I am far from an expert when it comes to electronics so am hoping my issue is simply a case of a dumb mistake on my part.

Here are the four items I have hooked up:

-- Direct TV receiver
-- Samsung 6300 60-inch LED TV
-- Panasonic DMP-BD35 Blu-Ray player
-- Sony STR-KS2300 5-speaker stereo system

I have everything running thru the Sony stereo:

-- I have a HDMI cable (rocketfish brand) running from the HDMI "out" in the Sony stereo receiver and running to HDMI "in" on the Samsung TV.

-- I have a HDMI cable (rocketfish brand) running from the Sony Stereo receiver to the Blu Ray player.
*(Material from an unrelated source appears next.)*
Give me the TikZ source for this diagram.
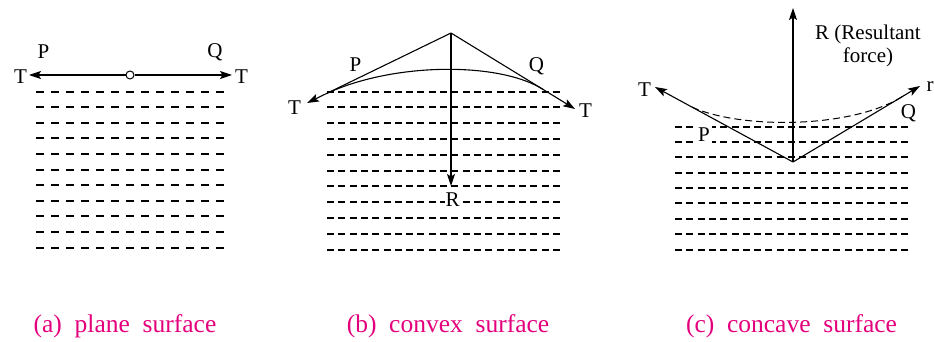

-- I have a HDMI cable (supplied by Direct TV) running from the Sony Stereo receiver to the Direct TV box.

The TV has picture and sound (thru the stereo receiver); however the Blu Ray player has only picture; no sound. The volume is definitely "up" (i.e. I checked to make sure it was not muted). I can control switching between Direct TV and the Blue Ray thru the remote for the Sony Stereo but no sound for the Blu Ray player.

If any one has any ideas or can point out where perhaps I have a bad set up I would be grateful.

Thanks,

Jared


----------



## ebackhus (Apr 21, 2005)

Check on the BR player settings to see how it outputs audio. There are various physical outputs on some devices and different types of data output as well.


----------



## JimE (Apr 16, 2009)

Most obvious thing that I see, is the supported audio formats:

Sony: Dolby Pro Logic, Dolby Pro Logic II, Dolby Digital, DTS decoder 

Blu-Ray uses: 

Linear PCM (LPCM) - up to 8 channels of uncompressed audio. (mandatory)
Dolby Digital (DD) - format used for DVDs, 5.1-channel surround sound. (mandatory)
Dolby Digital Plus (DD+) - extension of Dolby Digital, 7.1-channel surround sound. (optional)
Dolby TrueHD - lossless encoding of up to 8 channels of audio. (optional)
DTS Digital Surround - format used for DVDs, 5.1-channel surround sound. (mandatory)
DTS-HD High Resolution Audio - extension of DTS, 7.1-channel surround sound. (optional)
DTS-HD Master Audio - lossless encoding of up to 8 channels of audio. (optional)

So you need to ensure the Blu-Ray player is configured to use the old PCM or DD (Dolby Digital) formats. The Sony Receiver you are using doesn't support the new HD audio formats.


----------